> Negotiate for the best deal on options you can get (I.e quantity, terms like early excercise etc) but treat them as a lottery ticket.
Sure, you can ask for a 100% non-dilutable share, but you're not going to get it. In order to negotiate meaningfully, you need to have a valuation of the things you're negotiating on, so you can decide what tradeoffs are good and which are bad.
This is what I don't understand... Why can't developers get non-dilutable shares?
If someone helps you invent something, and they are willing to put their own skin in the game in exchange for an ownership stake, then shouldn't they become wealthy along with you if it is successful?
This whole notion that developers are expendable and disposable and that it is acceptable to give them dilutable stock options is fundamentally immoral and needs to go away.
It's entirely possible to negotiate option excercise dates. Asking for 5-10 years to decide if you want to buy is within the realms of possibility for software engineers at early stage startups (pre b round).

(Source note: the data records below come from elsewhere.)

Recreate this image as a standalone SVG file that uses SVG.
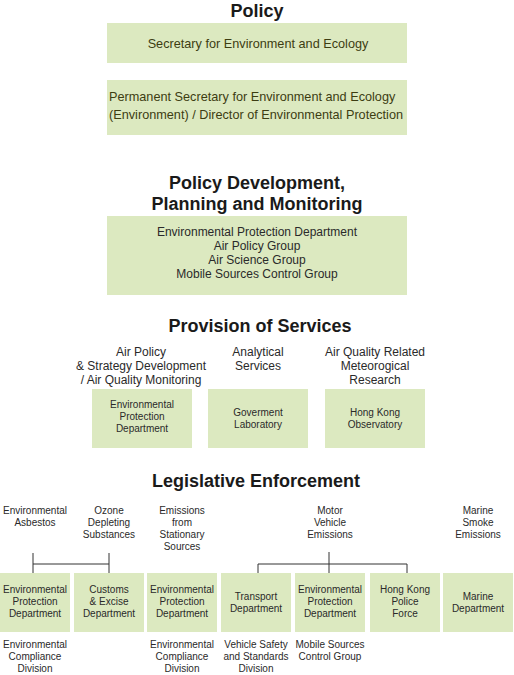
<svg xmlns="http://www.w3.org/2000/svg" width="514" height="675" viewBox="0 0 514 675">
<style>
.bg{fill:#ffffff}
.box{fill:#dce9c0}
.h{font-family:"Liberation Sans",Arial,sans-serif;font-weight:bold;font-size:18px;fill:#1a1a1a;text-anchor:middle}
.t12{font-family:"Liberation Sans",Arial,sans-serif;font-size:12px;fill:#2a2a2a;text-anchor:middle}
.ol{font-family:"Liberation Sans",Arial,sans-serif;font-size:12.7px;fill:#3d3d12}
.t10{font-family:"Liberation Sans",Arial,sans-serif;font-size:10px;fill:#2a2a2a;text-anchor:middle}
.c{stroke:#333333;stroke-width:1;fill:none}
</style>
<rect class="bg" x="0" y="0" width="514" height="675"/>
<text class="h" x="257" y="17">Policy</text>
<g id="n_secretary">
<rect class="box" x="107" y="23" width="300" height="40"/>
<text class="ol" x="258" y="48" text-anchor="middle">Secretary for Environment and Ecology</text>
</g>
<g id="n_permsec">
<rect class="box" x="107" y="80" width="300" height="55"/>
<text class="ol" x="109" y="101">Permanent Secretary for Environment and Ecology</text>
<text class="ol" x="109" y="119">(Environment) / Director of Environmental Protection</text>
</g>
<text class="h" x="257" y="189">Policy Development,</text>
<text class="h" x="257" y="210">Planning and Monitoring</text>
<g id="n_epd_policy">
<rect class="box" x="107" y="216" width="300" height="79"/>
<text class="t12" x="257" y="236">Environmental Protection Department</text>
<text class="t12" x="257" y="250">Air Policy Group</text>
<text class="t12" x="257" y="264">Air Science Group</text>
<text class="t12" x="257" y="278">Mobile Sources Control Group</text>
</g>
<text class="h" x="260" y="332">Provision of Services</text>
<text class="t12" x="141" y="356">Air Policy</text>
<text class="t12" x="141" y="370">&amp; Strategy Development</text>
<text class="t12" x="141" y="384">/ Air Quality Monitoring</text>
<text class="t12" x="258" y="356">Analytical</text>
<text class="t12" x="258" y="370">Services</text>
<text class="t12" x="375" y="356">Air Quality Related</text>
<text class="t12" x="375" y="370">Meteorogical</text>
<text class="t12" x="375" y="384">Research</text>
<g id="n_epd_services">
<rect class="box" x="92" y="389" width="100" height="59"/>
<text class="t10" x="142" y="408">Environmental</text>
<text class="t10" x="142" y="420">Protection</text>
<text class="t10" x="142" y="432">Department</text>
</g>
<g id="n_govlab">
<rect class="box" x="208" y="389" width="100" height="59"/>
<text class="t10" x="258" y="416">Goverment</text>
<text class="t10" x="258" y="428">Laboratory</text>
</g>
<g id="n_hko">
<rect class="box" x="325" y="389" width="100" height="59"/>
<text class="t10" x="375" y="416">Hong Kong</text>
<text class="t10" x="375" y="428">Observatory</text>
</g>
<text class="h" x="256" y="487">Legislative Enforcement</text>
<text class="t10" x="35" y="514">Environmental</text>
<text class="t10" x="35" y="526">Asbestos</text>
<text class="t10" x="109" y="514">Ozone</text>
<text class="t10" x="109" y="526">Depleting</text>
<text class="t10" x="109" y="538">Substances</text>
<text class="t10" x="182" y="514">Emissions</text>
<text class="t10" x="182" y="526">from</text>
<text class="t10" x="182" y="538">Stationary</text>
<text class="t10" x="182" y="550">Sources</text>
<text class="t10" x="330" y="514">Motor</text>
<text class="t10" x="330" y="526">Vehicle</text>
<text class="t10" x="330" y="538">Emissions</text>
<text class="t10" x="478" y="514">Marine</text>
<text class="t10" x="478" y="526">Smoke</text>
<text class="t10" x="478" y="538">Emissions</text>
<g id="connectors">
<path class="c" d="M33,553 V573 M109,553 V573 M33,564 H109"/>
<path class="c" d="M329,552 V573 M258,564 H407 M258,564 V573 M407,564 V573"/>
</g>
<g id="n_epd_asbestos">
<rect class="box" x="0" y="573" width="70" height="59"/>
<text class="t10" x="35" y="593">Environmental</text>
<text class="t10" x="35" y="605">Protection</text>
<text class="t10" x="35" y="617">Department</text>
</g>
<g id="n_customs">
<rect class="box" x="74" y="573" width="70" height="59"/>
<text class="t10" x="109" y="593">Customs</text>
<text class="t10" x="109" y="605">&amp; Excise</text>
<text class="t10" x="109" y="617">Department</text>
</g>
<g id="n_epd_stationary">
<rect class="box" x="147" y="573" width="70" height="59"/>
<text class="t10" x="182" y="593">Environmental</text>
<text class="t10" x="182" y="605">Protection</text>
<text class="t10" x="182" y="617">Department</text>
</g>
<g id="n_transport">
<rect class="box" x="221" y="573" width="70" height="59"/>
<text class="t10" x="256" y="600">Transport</text>
<text class="t10" x="256" y="612">Department</text>
</g>
<g id="n_epd_motor">
<rect class="box" x="295" y="573" width="70" height="59"/>
<text class="t10" x="330" y="593">Environmental</text>
<text class="t10" x="330" y="605">Protection</text>
<text class="t10" x="330" y="617">Department</text>
</g>
<g id="n_police">
<rect class="box" x="370" y="573" width="70" height="59"/>
<text class="t10" x="405" y="593">Hong Kong</text>
<text class="t10" x="405" y="605">Police</text>
<text class="t10" x="405" y="617">Force</text>
</g>
<g id="n_marine">
<rect class="box" x="443" y="573" width="70" height="59"/>
<text class="t10" x="478" y="600">Marine</text>
<text class="t10" x="478" y="612">Department</text>
</g>
<text class="t10" x="35" y="648">Environmental</text>
<text class="t10" x="35" y="660">Compliance</text>
<text class="t10" x="35" y="672">Division</text>
<text class="t10" x="182" y="648">Environmental</text>
<text class="t10" x="182" y="660">Compliance</text>
<text class="t10" x="182" y="672">Division</text>
<text class="t10" x="256" y="648">Vehicle Safety</text>
<text class="t10" x="256" y="660">and Standards</text>
<text class="t10" x="256" y="672">Division</text>
<text class="t10" x="330" y="648">Mobile Sources</text>
<text class="t10" x="330" y="660">Control Group</text>
</svg>
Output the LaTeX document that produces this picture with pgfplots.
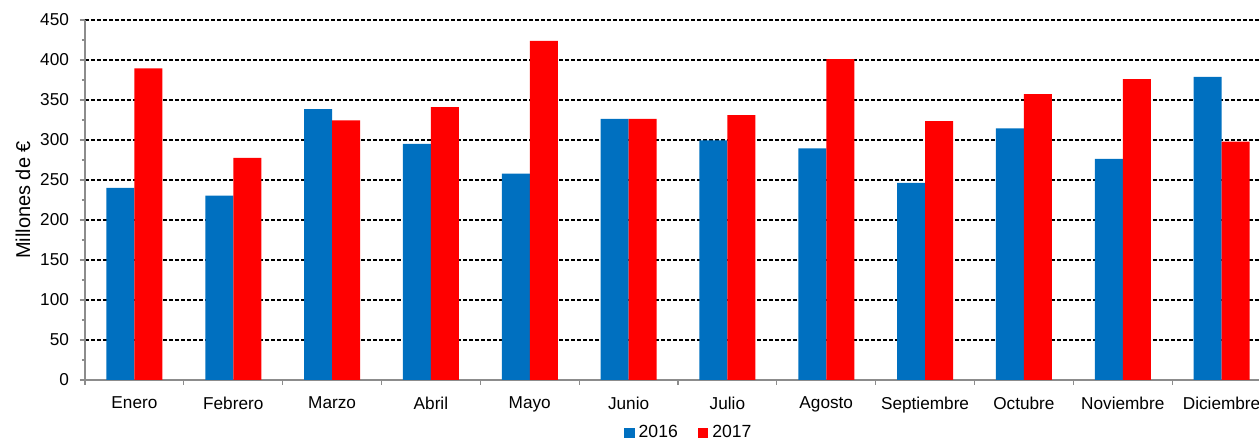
\documentclass[border=0pt]{standalone}
\usepackage{pgfplots}
\pgfplotsset{compat=1.18}
\usepackage{fontspec}
\setmainfont{Liberation Sans}
\definecolor{cblue}{HTML}{0070C0}
\definecolor{cred}{HTML}{FF0000}
\definecolor{axgray}{HTML}{8C8C8C}
\begin{document}
\begin{tikzpicture}[x=1pt,y=1pt]
\begin{axis}[
  at={(0,0)}, anchor=south west,
  scale only axis,
  width=593pt, height=180pt,
  xmin=-0.5, xmax=11.5,
  ymin=0, ymax=450,
  ytick={0,50,...,450},
  minor y tick num=1,
  xtick={-0.5,0.5,...,11.5},
  x tick label as interval,
  xticklabels={Enero,Febrero,Marzo,Abril,Mayo,Junio,Julio,Agosto,Septiembre,Octubre,Noviembre,Diciembre},
  tick align=outside,
  major tick length=2.5pt,
  minor tick length=1.5pt,
  every tick/.style={axgray, line width=0.6pt},
  minor y tick style={axgray, line width=0.6pt},
  axis x line*=bottom,
  axis y line*=left,
  axis line style={axgray, line width=1pt, -},
  ymajorgrids,
  major grid style={black, line width=0.55pt, dash pattern=on 2pt off 1pt},
  ybar, bar width=14pt,
  tick label style={font=\fontsize{8.6}{10}\selectfont},
  /pgf/number format/assume math mode=true,
  yticklabel style={xshift=-2pt},
  xticklabel style={yshift=-2.5pt},
  ylabel={Millones de €},
  ylabel style={font=\fontsize{8.4}{10}\selectfont},
  every axis y label/.style={at={(axis description cs:-0.0523,0.5)}, rotate=90, anchor=center},
  legend columns=2,
  legend style={draw=none, at={(0.51,-0.1475)}, anchor=center, font=\fontsize{8.8}{10}\selectfont, inner sep=0pt,
    /tikz/every even column/.append style={column sep=8pt}},
  legend image code/.code={\fill[#1] (0pt,-2.6pt) rectangle (5.2pt,2.6pt);},
  legend cell align=left,
]
\addplot[fill=cblue, draw=none, bar shift=-7pt] coordinates {
(0,240) (1,230.5) (2,338.5) (3,295) (4,258) (5,326.5) (6,299.5) (7,289.5) (8,246.5) (9,314.5) (10,276.5) (11,379)};
\addplot[fill=cred, draw=none, bar shift=7pt] coordinates {
(0,389.5) (1,277.5) (2,324.5) (3,341) (4,424) (5,326.5) (6,331) (7,401) (8,323.5) (9,357.5) (10,376) (11,298)};
\legend{2016,2017}
\end{axis}
\pgfresetboundingbox
\path[use as bounding box] (-42.5pt,-29.5pt) rectangle (587pt,190pt);
\end{tikzpicture}
\end{document}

Sure. But since this is a negotiation, you probably have to make some choices. Should you press on exercise dates, or on number of shares? If both of these are worth zero in your calculus, you have no means to assess.
Sure, you can ask for a 100% non-dilutable share, but you're not going to get it. In order to negotiate meaningfully, you need to have a valuation of the things you're negotiating on, so you can decide what tradeoffs are good and which are bad.